GIVEN DATA |
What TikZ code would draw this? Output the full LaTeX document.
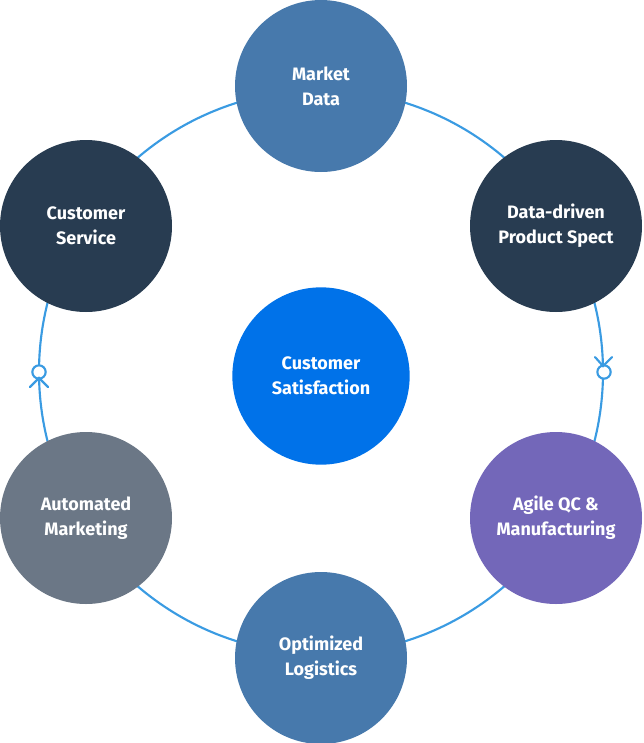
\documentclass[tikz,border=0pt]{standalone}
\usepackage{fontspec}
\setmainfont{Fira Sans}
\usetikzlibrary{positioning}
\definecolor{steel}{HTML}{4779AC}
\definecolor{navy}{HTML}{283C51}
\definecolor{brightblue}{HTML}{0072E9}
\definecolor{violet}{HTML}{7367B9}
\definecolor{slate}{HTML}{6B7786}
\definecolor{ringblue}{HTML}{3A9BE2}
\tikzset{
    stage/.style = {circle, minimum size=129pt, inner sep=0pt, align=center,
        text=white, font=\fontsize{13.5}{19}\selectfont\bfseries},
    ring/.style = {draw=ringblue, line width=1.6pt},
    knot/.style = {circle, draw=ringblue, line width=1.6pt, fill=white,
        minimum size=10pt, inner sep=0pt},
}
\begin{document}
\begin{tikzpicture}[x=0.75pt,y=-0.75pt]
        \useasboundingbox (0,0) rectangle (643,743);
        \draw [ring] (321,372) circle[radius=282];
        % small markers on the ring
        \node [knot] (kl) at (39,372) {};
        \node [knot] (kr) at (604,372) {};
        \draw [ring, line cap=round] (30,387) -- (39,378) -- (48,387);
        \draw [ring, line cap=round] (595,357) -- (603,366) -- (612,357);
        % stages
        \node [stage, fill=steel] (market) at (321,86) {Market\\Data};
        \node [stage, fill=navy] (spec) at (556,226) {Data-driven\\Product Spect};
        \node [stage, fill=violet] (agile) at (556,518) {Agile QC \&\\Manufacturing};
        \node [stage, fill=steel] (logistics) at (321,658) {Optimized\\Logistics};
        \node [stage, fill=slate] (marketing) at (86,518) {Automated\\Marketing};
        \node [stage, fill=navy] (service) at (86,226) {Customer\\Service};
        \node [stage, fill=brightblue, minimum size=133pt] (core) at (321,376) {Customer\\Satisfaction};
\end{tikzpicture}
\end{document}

EXERCISE DESCRIPTION | Print out the lines exactly, skipping any picture.

OUTPUT OF THE EXERCISE |
What TikZ code would draw this? Output the full LaTeX document.
\documentclass[tikz,border=0pt]{standalone}
\usepackage{fontspec}
\setmainfont{Fira Sans}
\usetikzlibrary{positioning}
\definecolor{steel}{HTML}{4779AC}
\definecolor{navy}{HTML}{283C51}
\definecolor{brightblue}{HTML}{0072E9}
\definecolor{violet}{HTML}{7367B9}
\definecolor{slate}{HTML}{6B7786}
\definecolor{ringblue}{HTML}{3A9BE2}
\tikzset{
    stage/.style = {circle, minimum size=129pt, inner sep=0pt, align=center,
        text=white, font=\fontsize{13.5}{19}\selectfont\bfseries},
    ring/.style = {draw=ringblue, line width=1.6pt},
    knot/.style = {circle, draw=ringblue, line width=1.6pt, fill=white,
        minimum size=10pt, inner sep=0pt},
}
\begin{document}
\begin{tikzpicture}[x=0.75pt,y=-0.75pt]
        \useasboundingbox (0,0) rectangle (643,743);
        \draw [ring] (321,372) circle[radius=282];
        % small markers on the ring
        \node [knot] (kl) at (39,372) {};
        \node [knot] (kr) at (604,372) {};
        \draw [ring, line cap=round] (30,387) -- (39,378) -- (48,387);
        \draw [ring, line cap=round] (595,357) -- (603,366) -- (612,357);
        % stages
        \node [stage, fill=steel] (market) at (321,86) {Market\\Data};
        \node [stage, fill=navy] (spec) at (556,226) {Data-driven\\Product Spect};
        \node [stage, fill=violet] (agile) at (556,518) {Agile QC \&\\Manufacturing};
        \node [stage, fill=steel] (logistics) at (321,658) {Optimized\\Logistics};
        \node [stage, fill=slate] (marketing) at (86,518) {Automated\\Marketing};
        \node [stage, fill=navy] (service) at (86,226) {Customer\\Service};
        \node [stage, fill=brightblue, minimum size=133pt] (core) at (321,376) {Customer\\Satisfaction};
\end{tikzpicture}
\end{document}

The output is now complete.